I went down to the hospital with some trepidation this morning, as I've had some twinges in my left ovary and was afraid there might be another cyst. I couldn't stand the thought of having to wait until after Christmas, especially as I would have been in exactly the same position that I was in when I had the cyst in September, where the lost time was the time that would have fitted in perfectly with work and once my body was ready to co-operate, work would have kicked off again.
Anyway, Nurse Perfect said my lining was coming away nicely and both ovaries were looking good. She could see the beginnings of two or three follicles on the left ovary, and although the right ovary was looking quieter, it also had the possible beginnings of a couple of follicles.
Technically, they count today as CD2, so she told me to start my injections tomorrow. I then picked up my SIX boxes of Gonal-F (a snip at £110 a box - I hope my family don't expect any Christmas presents) and set up my monitoring appointments - the first one will be on Saturday morning.
So now I need to ring my acupuncturist and see if I can get some appointments set up with him, and then tonight DH and I need to fill in all the forms again. There seems to be a new HFEA form since October, so that'll be a bit of excitement for us...
I still don't know how I feel about this cycle. I'm approaching it very differently - for a start, I haven't yet told my family (apart from one SIL who reads this blog - hi Jeannie!) that we're going ahead, and if I do, it'll probably only be one of my sisters and my parents that I tell. I'm preparing for failure already, and since if we get that far, my official test day is likely to be in Christmas week, I don't want to put a downer on everybody's Christmas.
My colleagues will probably know, as egg collection is likely to be the day of our department Christmas lunch, and they'll want to know why I'm missing it. And some of the neighbours might know, because we need them to witness our signatures on the HFEA forms. But they're not emotionally invested in this the way my family and close friends are, so a BFN for us in Christmas week won't impinge on any of their Christmas celebrations.

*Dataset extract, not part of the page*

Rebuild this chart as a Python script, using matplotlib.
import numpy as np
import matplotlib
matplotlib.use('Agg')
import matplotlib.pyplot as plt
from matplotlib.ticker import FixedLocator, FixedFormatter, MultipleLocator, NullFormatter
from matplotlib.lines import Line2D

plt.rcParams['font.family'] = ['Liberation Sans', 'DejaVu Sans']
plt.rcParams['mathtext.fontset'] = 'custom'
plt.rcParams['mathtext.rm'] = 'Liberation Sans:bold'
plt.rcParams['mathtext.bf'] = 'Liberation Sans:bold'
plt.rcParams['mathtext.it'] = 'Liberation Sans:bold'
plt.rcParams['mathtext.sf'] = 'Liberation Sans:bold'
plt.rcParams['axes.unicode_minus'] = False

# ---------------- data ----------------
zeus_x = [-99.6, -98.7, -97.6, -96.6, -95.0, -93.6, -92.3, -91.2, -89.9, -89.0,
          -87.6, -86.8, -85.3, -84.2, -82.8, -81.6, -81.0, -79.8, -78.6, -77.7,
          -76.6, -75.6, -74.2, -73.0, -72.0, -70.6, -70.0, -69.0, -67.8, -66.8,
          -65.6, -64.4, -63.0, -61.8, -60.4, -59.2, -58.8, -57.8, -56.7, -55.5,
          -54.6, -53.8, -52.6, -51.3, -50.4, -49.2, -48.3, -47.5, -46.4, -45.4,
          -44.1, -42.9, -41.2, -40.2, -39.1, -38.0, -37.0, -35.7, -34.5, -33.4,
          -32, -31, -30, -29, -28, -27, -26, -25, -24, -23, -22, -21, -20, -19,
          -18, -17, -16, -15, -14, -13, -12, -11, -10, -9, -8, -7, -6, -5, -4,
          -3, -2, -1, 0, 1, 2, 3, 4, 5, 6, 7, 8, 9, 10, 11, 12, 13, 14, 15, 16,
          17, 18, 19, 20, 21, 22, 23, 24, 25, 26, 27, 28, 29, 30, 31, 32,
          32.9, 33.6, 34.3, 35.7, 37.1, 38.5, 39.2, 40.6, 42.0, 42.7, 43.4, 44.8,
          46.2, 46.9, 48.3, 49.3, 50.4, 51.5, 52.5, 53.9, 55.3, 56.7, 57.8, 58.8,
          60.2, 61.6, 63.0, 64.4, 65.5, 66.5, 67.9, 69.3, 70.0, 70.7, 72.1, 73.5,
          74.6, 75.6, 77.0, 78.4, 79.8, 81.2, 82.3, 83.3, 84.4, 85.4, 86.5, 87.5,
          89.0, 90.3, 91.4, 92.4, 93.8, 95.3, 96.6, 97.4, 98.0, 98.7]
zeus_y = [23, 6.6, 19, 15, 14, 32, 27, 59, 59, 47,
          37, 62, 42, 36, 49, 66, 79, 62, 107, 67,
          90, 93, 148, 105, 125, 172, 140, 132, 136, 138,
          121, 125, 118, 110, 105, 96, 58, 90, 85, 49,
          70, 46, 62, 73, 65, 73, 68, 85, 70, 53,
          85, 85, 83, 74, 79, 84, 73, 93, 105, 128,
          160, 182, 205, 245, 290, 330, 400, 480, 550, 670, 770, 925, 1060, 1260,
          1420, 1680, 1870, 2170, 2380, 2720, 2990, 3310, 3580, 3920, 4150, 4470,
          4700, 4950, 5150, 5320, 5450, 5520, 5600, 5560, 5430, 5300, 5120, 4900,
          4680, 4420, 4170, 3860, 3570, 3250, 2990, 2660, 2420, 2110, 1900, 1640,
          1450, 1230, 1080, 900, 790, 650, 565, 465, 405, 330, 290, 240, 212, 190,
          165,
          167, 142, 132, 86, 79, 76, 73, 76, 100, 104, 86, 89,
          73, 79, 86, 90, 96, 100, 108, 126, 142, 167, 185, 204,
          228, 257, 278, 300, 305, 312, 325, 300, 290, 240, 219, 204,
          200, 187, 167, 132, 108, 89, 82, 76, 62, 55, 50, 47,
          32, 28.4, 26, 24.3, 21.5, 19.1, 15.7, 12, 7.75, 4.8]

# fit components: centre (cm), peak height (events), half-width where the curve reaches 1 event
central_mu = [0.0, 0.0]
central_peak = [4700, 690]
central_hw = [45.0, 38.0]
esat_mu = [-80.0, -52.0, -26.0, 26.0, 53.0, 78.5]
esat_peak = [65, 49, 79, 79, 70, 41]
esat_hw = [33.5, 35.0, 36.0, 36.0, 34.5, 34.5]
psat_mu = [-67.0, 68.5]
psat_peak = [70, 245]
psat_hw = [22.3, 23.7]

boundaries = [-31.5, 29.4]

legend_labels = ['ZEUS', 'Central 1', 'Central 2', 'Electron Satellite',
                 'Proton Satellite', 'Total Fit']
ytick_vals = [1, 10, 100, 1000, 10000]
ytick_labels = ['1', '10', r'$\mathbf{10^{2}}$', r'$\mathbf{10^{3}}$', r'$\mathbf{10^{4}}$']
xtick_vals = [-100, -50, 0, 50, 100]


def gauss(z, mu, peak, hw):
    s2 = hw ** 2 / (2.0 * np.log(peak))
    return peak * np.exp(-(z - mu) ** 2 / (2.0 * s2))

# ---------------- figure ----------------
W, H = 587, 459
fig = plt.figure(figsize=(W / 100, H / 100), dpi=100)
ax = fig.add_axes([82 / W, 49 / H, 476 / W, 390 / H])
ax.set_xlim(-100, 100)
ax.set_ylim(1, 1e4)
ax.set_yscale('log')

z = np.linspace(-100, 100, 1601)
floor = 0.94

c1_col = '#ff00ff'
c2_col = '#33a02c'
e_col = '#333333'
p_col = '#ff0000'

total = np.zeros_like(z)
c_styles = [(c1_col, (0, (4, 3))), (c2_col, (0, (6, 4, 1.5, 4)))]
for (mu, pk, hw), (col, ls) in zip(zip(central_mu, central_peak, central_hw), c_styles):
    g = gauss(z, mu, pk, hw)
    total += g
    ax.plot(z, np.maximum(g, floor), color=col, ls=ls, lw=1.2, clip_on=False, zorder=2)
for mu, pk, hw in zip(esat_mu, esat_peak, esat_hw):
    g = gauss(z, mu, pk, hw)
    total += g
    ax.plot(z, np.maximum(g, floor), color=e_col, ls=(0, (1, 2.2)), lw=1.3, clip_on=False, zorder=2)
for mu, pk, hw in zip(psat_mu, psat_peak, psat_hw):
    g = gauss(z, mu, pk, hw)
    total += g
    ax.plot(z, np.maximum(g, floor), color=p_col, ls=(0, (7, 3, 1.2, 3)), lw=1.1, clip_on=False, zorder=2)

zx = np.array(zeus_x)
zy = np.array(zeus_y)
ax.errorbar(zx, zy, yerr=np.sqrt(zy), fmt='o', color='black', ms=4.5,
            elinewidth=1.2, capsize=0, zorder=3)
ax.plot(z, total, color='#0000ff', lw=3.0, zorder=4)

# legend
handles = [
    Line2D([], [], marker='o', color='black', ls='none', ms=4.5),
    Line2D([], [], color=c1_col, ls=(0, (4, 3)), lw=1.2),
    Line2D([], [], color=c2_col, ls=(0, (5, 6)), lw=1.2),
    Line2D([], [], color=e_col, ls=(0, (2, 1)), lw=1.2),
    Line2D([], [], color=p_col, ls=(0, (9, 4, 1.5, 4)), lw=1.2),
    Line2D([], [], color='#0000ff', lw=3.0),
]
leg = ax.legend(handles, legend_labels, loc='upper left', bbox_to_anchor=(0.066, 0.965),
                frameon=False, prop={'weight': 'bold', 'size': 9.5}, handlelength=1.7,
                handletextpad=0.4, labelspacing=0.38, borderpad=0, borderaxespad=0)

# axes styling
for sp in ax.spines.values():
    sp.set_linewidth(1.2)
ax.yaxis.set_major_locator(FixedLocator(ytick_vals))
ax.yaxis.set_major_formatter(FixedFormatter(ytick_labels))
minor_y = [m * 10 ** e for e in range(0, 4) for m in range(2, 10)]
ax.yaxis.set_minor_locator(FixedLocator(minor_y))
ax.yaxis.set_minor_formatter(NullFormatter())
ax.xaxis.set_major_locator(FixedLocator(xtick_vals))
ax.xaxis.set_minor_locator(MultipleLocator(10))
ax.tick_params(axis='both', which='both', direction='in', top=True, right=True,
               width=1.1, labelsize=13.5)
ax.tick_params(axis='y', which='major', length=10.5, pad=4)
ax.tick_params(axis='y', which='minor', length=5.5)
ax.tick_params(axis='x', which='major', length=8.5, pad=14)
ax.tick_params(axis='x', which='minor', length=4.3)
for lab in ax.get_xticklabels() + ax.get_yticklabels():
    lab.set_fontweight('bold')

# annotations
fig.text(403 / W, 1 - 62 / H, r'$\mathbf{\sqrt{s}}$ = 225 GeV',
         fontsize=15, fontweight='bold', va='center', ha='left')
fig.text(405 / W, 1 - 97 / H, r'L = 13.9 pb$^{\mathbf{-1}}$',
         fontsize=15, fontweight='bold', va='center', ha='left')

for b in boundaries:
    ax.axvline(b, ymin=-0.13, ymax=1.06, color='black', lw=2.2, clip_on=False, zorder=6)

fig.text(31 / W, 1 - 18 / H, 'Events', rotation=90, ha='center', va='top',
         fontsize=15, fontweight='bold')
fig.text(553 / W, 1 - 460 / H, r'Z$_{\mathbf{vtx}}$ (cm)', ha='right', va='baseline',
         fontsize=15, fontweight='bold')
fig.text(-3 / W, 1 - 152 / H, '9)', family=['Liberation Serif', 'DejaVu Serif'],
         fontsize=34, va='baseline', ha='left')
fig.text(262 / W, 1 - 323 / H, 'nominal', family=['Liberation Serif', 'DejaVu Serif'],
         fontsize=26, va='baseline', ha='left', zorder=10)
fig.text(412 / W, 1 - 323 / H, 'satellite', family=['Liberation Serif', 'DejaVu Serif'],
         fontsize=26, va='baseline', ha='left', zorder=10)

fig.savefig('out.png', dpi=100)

I also intend to keep as busy as possible (within reason) and give myself less time to dwell on what's happening. I know what to expect at each stage of the process, so I'll try to stay away from Google and rely on my memory of what I've already read and experienced for myself. And it's pretty easy to keep busy in the run-up to Christmas, so hopefully I won't get as obsessed as I did last time - I don't know if that had any effect on the result, but it certainly affected the emotional impact it had on me and contributed to the total meltdown I had and the difficulty I had picking myself up again afterwards.
So, bring on those horror-moans and let's get started!